Will McVeagh
Good morning, it’s Monday the 1st of May and I’m Will from Milford.
Inflation data released in Australia last week showed the annual pace of price rises slowing, with headline CPI dropping from 7.8% in the December quarter to 7% in March. While this print was higher than expectations, core CPI was slightly lower, coming in at 1.2% quarter on quarter. Key to this was a change in the underlying components with goods inflation falling from 9.5% to 7.6% while services inflation increased from 5.5% to 6.1%. this is to be expected as supply chains have eased, and consumers demand for goods dropped as they can get out and consume services post restrictions easing. More interesting will be the pattern of services inflation, as this is often more sticky than goods inflation which will be key for the interest rates path going forward. As we cycle previous year price rises, it’s expected we will see a rapid fall in headline inflation as one-off rises such as energy price jumps post the Ukraine invasion roll off. The big unknown however is that while these factors will see inflation fall back from record levels, will they be enough to get back to the RBAs 2-3% target band.
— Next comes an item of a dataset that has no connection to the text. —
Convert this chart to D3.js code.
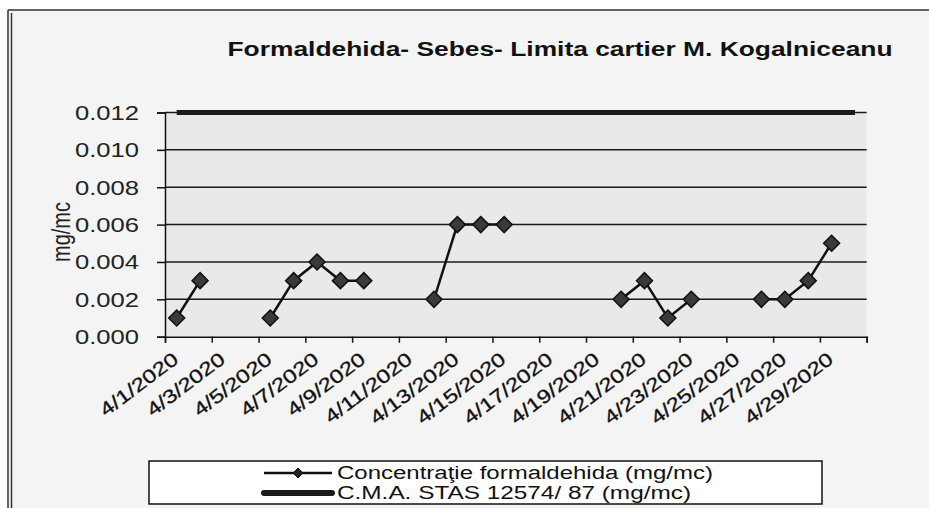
<!DOCTYPE html>
<html>
<head>
<meta charset="utf-8">
<script src="https://cdn.jsdelivr.net/npm/d3@7"></script>
<style>
  body { margin: 0; background: #ffffff; }
  svg { display: block; font-family: "Liberation Sans", Arial, sans-serif; }
</style>
</head>
<body>
<svg id="chart" width="929" height="508"></svg>
<script>
// categories (one per day) and the two series
var dates = ["4/1/2020", "4/2/2020", "4/3/2020", "4/4/2020", "4/5/2020", "4/6/2020",
  "4/7/2020", "4/8/2020", "4/9/2020", "4/10/2020", "4/11/2020", "4/12/2020",
  "4/13/2020", "4/14/2020", "4/15/2020", "4/16/2020", "4/17/2020", "4/18/2020",
  "4/19/2020", "4/20/2020", "4/21/2020", "4/22/2020", "4/23/2020", "4/24/2020",
  "4/25/2020", "4/26/2020", "4/27/2020", "4/28/2020", "4/29/2020", "4/30/2020"];

var concentratie = [0.001, 0.003, null, null, 0.001, 0.003,
  0.004, 0.003, 0.003, null, null, 0.002,
  0.006, 0.006, 0.006, null, null, null,
  null, 0.002, 0.003, 0.001, 0.002, null,
  null, 0.002, 0.002, 0.003, 0.005, null];

var cma = [0.012, 0.012, 0.012, 0.012, 0.012, 0.012,
  0.012, 0.012, 0.012, 0.012, 0.012, 0.012,
  0.012, 0.012, 0.012, 0.012, 0.012, 0.012,
  0.012, 0.012, 0.012, 0.012, 0.012, 0.012,
  0.012, 0.012, 0.012, 0.012, 0.012, 0.012];

var yTicks = [0, 0.002, 0.004, 0.006, 0.008, 0.010, 0.012];
var xTickLabels = ["4/1/2020", "4/3/2020", "4/5/2020", "4/7/2020", "4/9/2020",
  "4/11/2020", "4/13/2020", "4/15/2020", "4/17/2020", "4/19/2020", "4/21/2020",
  "4/23/2020", "4/25/2020", "4/27/2020", "4/29/2020"];

var titleText = "Formaldehida- Sebes- Limita cartier M. Kogalniceanu";
var legendNames = ["Concentra\u0163ie formaldehida (mg/mc)", "C.M.A. STAS 12574/ 87 (mg/mc)"];

// the scanned original is stretched sideways, text gets the same stretch
var sx = 1.28;

var svg = d3.select("#chart");
var plotLeft = 165, plotRight = 866.7, plotTop = 112.5, plotBottom = 336.7;

// page background + frame
svg.append("rect").attr("x", 8).attr("y", 10).attr("width", 921).attr("height", 498)
  .attr("fill", "#f4f4f4");
svg.append("line").attr("x1", 8).attr("x2", 929).attr("y1", 10).attr("y2", 10)
  .attr("stroke", "#333").attr("stroke-width", 1.5);
svg.append("line").attr("x1", 8).attr("x2", 8).attr("y1", 10).attr("y2", 508)
  .attr("stroke", "#333").attr("stroke-width", 1.5);
svg.append("line").attr("x1", 11.5).attr("x2", 11.5).attr("y1", 13).attr("y2", 508)
  .attr("stroke", "#333").attr("stroke-width", 1.5);

var x = d3.scaleBand().domain(dates).range([plotLeft, plotRight]).padding(0);
var xEdge = d3.scaleLinear().domain([0, dates.length]).range([plotLeft, plotRight]);
var y = d3.scaleLinear().domain([0, 0.012]).range([plotBottom, plotTop]);

// plot area
svg.append("rect").attr("x", plotLeft).attr("y", plotTop).attr("width", plotRight - plotLeft)
  .attr("height", plotBottom - plotTop).attr("fill", "#e9e9e9");

// title
svg.append("text")
  .attr("transform", "translate(560,56) scale(" + sx + ",1)")
  .attr("text-anchor", "middle")
  .attr("font-size", "20px")
  .attr("font-weight", "bold")
  .attr("fill", "#111")
  .attr("textLength", 665 / sx)
  .attr("lengthAdjust", "spacingAndGlyphs")
  .text(titleText);

// gridlines
svg.append("g").selectAll("line")
  .data(yTicks.slice(1))
  .enter().append("line")
  .attr("x1", plotLeft).attr("x2", plotRight)
  .attr("y1", function(d) { return y(d); })
  .attr("y2", function(d) { return y(d); })
  .attr("stroke", "#1a1a1a").attr("stroke-width", 1.5);

// y axis
var yAxis = svg.append("g")
  .attr("transform", "translate(" + plotLeft + ",0)")
  .call(d3.axisLeft(y).tickValues(yTicks).tickSize(8).tickFormat(d3.format(".3f")));
yAxis.select(".domain").attr("stroke", "#111").attr("stroke-width", 1.5);
yAxis.selectAll(".tick line").attr("stroke", "#111").attr("stroke-width", 1.5);
yAxis.selectAll(".tick text")
  .attr("x", null).attr("dy", null)
  .attr("transform", "translate(-26,7) scale(" + sx + ",1)")
  .attr("text-anchor", "end")
  .attr("font-size", "20px")
  .attr("font-family", "Liberation Sans, Arial, sans-serif")
  .attr("fill", "#222");

// y axis title
svg.append("text")
  .attr("transform", "translate(70,232) scale(" + sx + ",1) rotate(-90)")
  .attr("text-anchor", "middle")
  .attr("font-size", "20px")
  .attr("fill", "#222")
  .text("mg/mc");

// x axis: ticks every 2 categories, on the category edges
var xAxis = svg.append("g")
  .attr("transform", "translate(0," + plotBottom + ")")
  .call(d3.axisBottom(xEdge).tickValues(d3.range(0, dates.length + 1, 2)).tickSize(6).tickFormat(""));
xAxis.select(".domain").attr("stroke", "#111").attr("stroke-width", 1.5);
xAxis.selectAll(".tick line").attr("stroke", "#111").attr("stroke-width", 1.5);

svg.append("g").selectAll("text")
  .data(xTickLabels)
  .enter().append("text")
  .attr("transform", function(d) {
    return "translate(" + (x(d) + x.bandwidth() / 2 + 3) + "," + (plotBottom + 25) + ") rotate(-37) scale(1.25,1)";
  })
  .attr("text-anchor", "end")
  .attr("font-size", "19px")
  .attr("fill", "#111")
  .attr("stroke", "#111")
  .attr("stroke-width", 0.3)
  .text(function(d) { return d; });

// limit line
var lineCma = d3.line()
  .x(function(d, i) { return x(dates[i]) + x.bandwidth() / 2; })
  .y(function(d) { return y(d); });
svg.append("path")
  .datum(cma)
  .attr("d", lineCma)
  .attr("fill", "none")
  .attr("stroke", "#1a1a1a")
  .attr("stroke-width", 5);

// measured series, with gaps
var lineConc = d3.line()
  .defined(function(d) { return d != null; })
  .x(function(d, i) { return x(dates[i]) + x.bandwidth() / 2; })
  .y(function(d) { return y(d); });
svg.append("path")
  .datum(concentratie)
  .attr("d", lineConc)
  .attr("fill", "none")
  .attr("stroke", "#111")
  .attr("stroke-width", 2.5);

function diamond(cx, cy, h) {
  return "M" + cx + "," + (cy - h) + "L" + (cx + h) + "," + cy + "L" + cx + "," + (cy + h) + "L" + (cx - h) + "," + cy + "Z";
}

var pts = dates.map(function(d, i) { return { date: d, value: concentratie[i] }; })
  .filter(function(d) { return d.value != null; });
svg.append("g").selectAll("path")
  .data(pts)
  .enter().append("path")
  .attr("d", function(d) { return diamond(x(d.date) + x.bandwidth() / 2, y(d.value), 8); })
  .attr("fill", "#3a3a3a")
  .attr("stroke", "#111")
  .attr("stroke-width", 1.5);

// legend
var legend = svg.append("g");
legend.append("rect")
  .attr("x", 149).attr("y", 461).attr("width", 673).attr("height", 43)
  .attr("fill", "#ffffff").attr("stroke", "#111").attr("stroke-width", 1.5);

legend.append("line").attr("x1", 264).attr("x2", 332).attr("y1", 473).attr("y2", 473)
  .attr("stroke", "#111").attr("stroke-width", 2.5);
legend.append("path").attr("d", diamond(298, 473, 5)).attr("fill", "#222").attr("stroke", "#111");
legend.append("line").attr("x1", 264).attr("x2", 332).attr("y1", 493).attr("y2", 493)
  .attr("stroke", "#1a1a1a").attr("stroke-width", 6).attr("stroke-linecap", "round");

legend.selectAll("text.lg")
  .data(legendNames)
  .enter().append("text")
  .attr("class", "lg")
  .attr("transform", function(d, i) { return "translate(337," + (479 + i * 20) + ") scale(" + sx + ",1)"; })
  .attr("font-size", "18px")
  .attr("fill", "#111")
  .attr("textLength", function(d, i) { return (i == 0 ? 376 : 354) / sx; })
  .attr("lengthAdjust", "spacingAndGlyphs")
  .text(function(d) { return d; });
</script>
</body>
</html>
The other key focus for the market was the US company earnings season, which saw a number of the mega cap tech companies report results last week. AMZN, META, MSFT and GOOGL all delivered very strong results, smashing street estimates and dragging the broader index higher. Market breadth, which measures the number of stocks in an index that move in the same direction as the broader index, has been extremely poor in recent months. Basically, this means that the large tech index weights have been strong, and everything else has been weak. Post these results this dispersion has gotten even more pronounced, which some believe signals vulnerability in the index.
Also reporting was US regional bank, First Republic. After a number of weeks of relative calm post the Silicon valley and Signature bank collapse, news reports signalled that FRC was looking to raise capital as part of a rescue plan post larger than expected deposit outflows at its 1st quarter result. However, this appeared to fail over the weekend as the US Federal Deposit Insurance Corporation took steps to place FRC into receivership with the stock falling over 75% over last week.
In domestic company news Australian Vitamins company, Blackmores, received a takeover offer from Japanese beer giant Kirin which valued the company as $1.8B. The offer at $95 was a 24% premium to previous close and saw the largest shareholder, Marcus Blackmore agree to tip in his 25% stake to Kirin. Unlike a number of indicative deals we have seen in Australia in recent times, this is a binding deal which should be wrapped up fairly quickly. There is a number of regulatory approvals to gain, however it is unlikely these should pose any issues and should see the deal close sometime in August.
NZ milk company Synlait downgraded guidance to a mid point of effectively nil NPAT, as the company flagged slowing demand from consumer-packaged infant formula customers, which the market thought could potentially be A2 Milk. Post this announcement A2M updated the market that there was no material change to their outlook, but that revenue expectations would be at the bottom end of guidance. SML was down 27% on the day, while A2M was off 5%.
Coles reported 3rd quarter sales growth of 7% in supermarkets, and 2.6% in liquor last week. The supermarket giant flagged improving supply chains, expansion of their dropped and locked value campaign, and commencement of the MasterChef promotion as providing tailwinds. However it does appear that supermarket price inflation is easing which may provide a headwind for further margin expansion. One key driver of the drop in inflation appears to be the improved weather conditions, providing a more positive environment for fresh fruit and veges.
This week central banks will be the key focus with the RBA and FOMC both meeting and delivering rate decisions.
The rates market is not expecting the RBA to raise rates tomorrow with almost no hike priced. Some economists do however expect a hike after the RBA paused in April to assess conditions and a run of robust data. The path forward remains unclear for the Australian central bank as their current policy rate is a way below other developed peers with inflation remaining high. However with a large number of fixed rate mortgages rolling off in the next 3 months, it is expected that consumption spending will slow markedly and lead to inflation cooling. The big risk for the RBA, is that while they wait for this to flow through spending may pick up again, which would lead to a reacceleration in rate hikes later in the year.
When the FOMC meet on Wednesday the market has priced a 80% chance of a 25bp rate hike, to take the target fed funds rate to 5.25%. Based on current market pricing it is expected that this will be the last rate hike in the cycle, however plenty of uncertainties remain. The Q&A after the announcement will be of particular interest to see what Fed chair Powell is thinking the path forward from here looks like. Many rates markets globally have rate cuts priced for later this year, as recession hits, however most central banks have pushed back firmly on this rhetoric.
Have a good week, thanks for listening.